According to people who have taken the test, it lasts about 30 minutes long and will consist of six transcription tasks of sorts, where you will listen to the audio of children reading and then compare these recordings to a written test to identify errors, such as grammar, poor pronunciation, etc. As a fair warning, some people say it’s quite hard. For example, someone on Reddit said the following:
After you complete the test, it can take more than 10+ weeks to hear back from the company. Yes, that’s not a misprint. It’s quite long, usually due to the demand and smaller work staff. In the case you fail the test, you can re-take the test one year after you failed the first time.
If you’re able to pass the test, then you can start to work as both a transcriber and scorer.
As a transcriber, it will be your job to listen to the audio provided, which, as mentioned, is read by students, and then compare this audio to the wording on the actual text. As you’re doing this, you will add, delete, and alter the text as you’re doing so. After listening to the entire audio file, you will then score the students’ performance based on the grading guideline. Don’t worry, Literably provides you with all of the training necessary to succeed.
After you submit your work, someone at Literably will review your work for accuracy purposes and will pay you accordingly. Your pay will vary based on factors unknown.
At the time of this review, Literably paid anywhere from $0.35 to $0.85 per audio minute. Keep in mind that this is per audio minute and not the minutes you work. As a general rule of thumb, it will take you four minutes to transcribe every minute, but this can be longer or shorter, all depending on your speed and skills.

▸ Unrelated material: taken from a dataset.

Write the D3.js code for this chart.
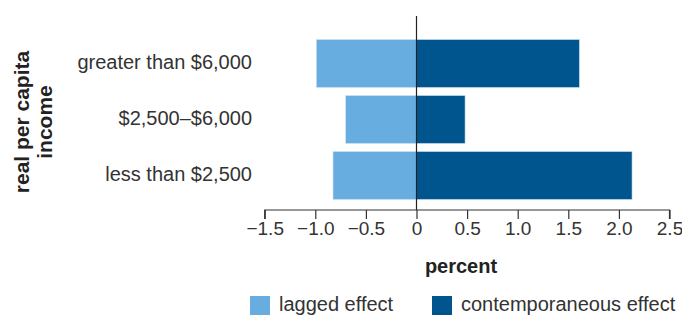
<!DOCTYPE html>
<html>
<head>
<meta charset="utf-8">
<script src="https://cdn.jsdelivr.net/npm/d3@7"></script>
<style>
  body { margin: 0; background: #fff; }
  svg { display: block; }
  .tick text { font-family: "Liberation Sans", Arial, sans-serif; }
</style>
</head>
<body>
<svg id="chart" width="682" height="315"></svg>
<script>
// data
const categories = ['greater than $6,000', '$2,500\u2013$6,000', 'less than $2,500'];
const lagged = [-0.99, -0.70, -0.825];
const contemporaneous = [1.61, 0.48, 2.13];
const xTicks = [-1.5, -1.0, -0.5, 0, 0.5, 1.0, 1.5, 2.0, 2.5];
const seriesNames = ['lagged effect', 'contemporaneous effect'];
const colors = ['#68ade0', '#00558e'];

const width = 682, height = 315;
const svg = d3.select('#chart');

const x = d3.scaleLinear()
  .domain([-1.5, 2.5])
  .range([264.7, 669.5]);

const y = d3.scaleBand()
  .domain(categories)
  .range([35.5, 203.5])
  .paddingInner(1/7)
  .paddingOuter(1/14);

const series = [lagged, contemporaneous];

// bars
series.forEach((vals, s) => {
  svg.append('g')
    .selectAll('rect')
    .data(vals)
    .join('rect')
    .attr('x', d => x(Math.min(0, d)))
    .attr('width', d => Math.abs(x(d) - x(0)))
    .attr('y', (d, i) => y(categories[i]))
    .attr('height', y.bandwidth())
    .attr('fill', colors[s])
    .attr('stroke', '#cfe3f3')
    .attr('stroke-width', 0.6);
});

// zero line
svg.append('line')
  .attr('x1', x(0)).attr('x2', x(0))
  .attr('y1', 16).attr('y2', 210)
  .attr('stroke', '#222')
  .attr('stroke-width', 1.2);

// x axis
const fmt = d => d === 0 ? '0' : d3.format('.1f')(d).replace('-', '\u2212');
const xAxis = svg.append('g')
  .attr('transform', 'translate(0,210)')
  .call(d3.axisBottom(x).tickValues(xTicks).tickFormat(fmt).tickSize(9).tickPadding(3));
xAxis.select('.domain').attr('stroke', '#333').attr('stroke-width', 1.2).attr('d', `M${x(-1.5)},9V0H${x(2.5)}V9`);
xAxis.selectAll('.tick line').attr('stroke', '#333').attr('stroke-width', 1.2);
xAxis.selectAll('.tick text')
  .attr('fill', '#333')
  .style('font-size', '19px');

// category labels
svg.append('g')
  .selectAll('text')
  .data(categories)
  .join('text')
  .attr('x', 252)
  .attr('y', d => y(d) + y.bandwidth() / 2 - 2)
  .attr('text-anchor', 'end')
  .attr('dominant-baseline', 'central')
  .attr('fill', '#333')
  .style('font-family', '"Liberation Sans", Arial, sans-serif')
  .style('font-size', '20px')
  .text(d => d);

// axis titles
const titleFont = '"Liberation Sans", Arial, sans-serif';
svg.append('text')
  .attr('x', 461)
  .attr('y', 273)
  .attr('text-anchor', 'middle')
  .attr('fill', '#222')
  .style('font-family', titleFont)
  .style('font-weight', 'bold')
  .style('font-size', '20px')
  .text('percent');

const yTitle = svg.append('text')
  .attr('transform', 'translate(0,122) rotate(-90)')
  .attr('text-anchor', 'middle')
  .attr('fill', '#222')
  .style('font-family', titleFont)
  .style('font-weight', 'bold')
  .style('font-size', '21px');
yTitle.append('tspan').attr('x', 0).attr('y', 29).text('real per capita');
yTitle.append('tspan').attr('x', 0).attr('y', 52).text('income');

// legend
const legendX = [250, 432];
const legend = svg.append('g')
  .selectAll('g')
  .data(seriesNames)
  .join('g')
  .attr('transform', (d, i) => `translate(${legendX[i]},296)`);
legend.append('rect')
  .attr('width', 20).attr('height', 20)
  .attr('fill', (d, i) => colors[i]);
legend.append('text')
  .attr('x', 29)
  .attr('y', 15)
  .attr('fill', '#333')
  .style('font-family', '"Liberation Sans", Arial, sans-serif')
  .style('font-size', '20px')
  .text(d => d);
</script>
</body>
</html>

So, using this math, every 60 minutes of work equates to about 15 minutes of paid time, which will net you about $5.25 to $12.75 per hour gross. Remember, you’re considered an independent contractor, so you will be responsible for your taxes come tax time. This can knock another 15%+ off your hourly rate, so do keep this in mind. As always, talk with an accountant for more information come tax time.
When it comes time for payday, payments are sent out weekly via PayPal.
For the transcription world, the pay isn’t too bad at $8 to $15 per hour average, sometimes more (or less).
It’s a flexible work environment, allowing you to work whenever you want.
You’re helping children succeed with their future as well as helping teachers save time.
It doesn’t require any experience to apply.
They provide all the training materials to succeed.
The test can be hard for some. Multiple reports were complaining about audio quality, foreign children speaking unclearly, etc.
It can take more than 10+ weeks to hear back after you submit your rest.
As with all flexible online transcription jobs, work isn’t guaranteed.
It’s not recommended as a supplement for a part-/full-time job.
Overall, if you like the idea of working from home and you like the transcription type jobs, it’s one to consider. You won’t make too much, maybe $10~ per hour, but I have read reports that some people can make north of $15+ per hour once they get the hang of it. Of course, your results will vary. Only you can figure out how much you can truly make. Just let it be known that this company is legit and you won’t be wasting your time working with them. Out of all transcription companies I have reviewed, this is a decent one as you’re helping students succeed. This can at least make you feel good about your work, right?
For now, at least sign up and see if you can get approved. If you feel you can earn a higher-than-average hourly rate, then good for you. If not, you can always cancel your account or never log in again. If you can type at least 50+ words per minute and have transcription experience, I don’t see why you can’t make more than $10+ per hour.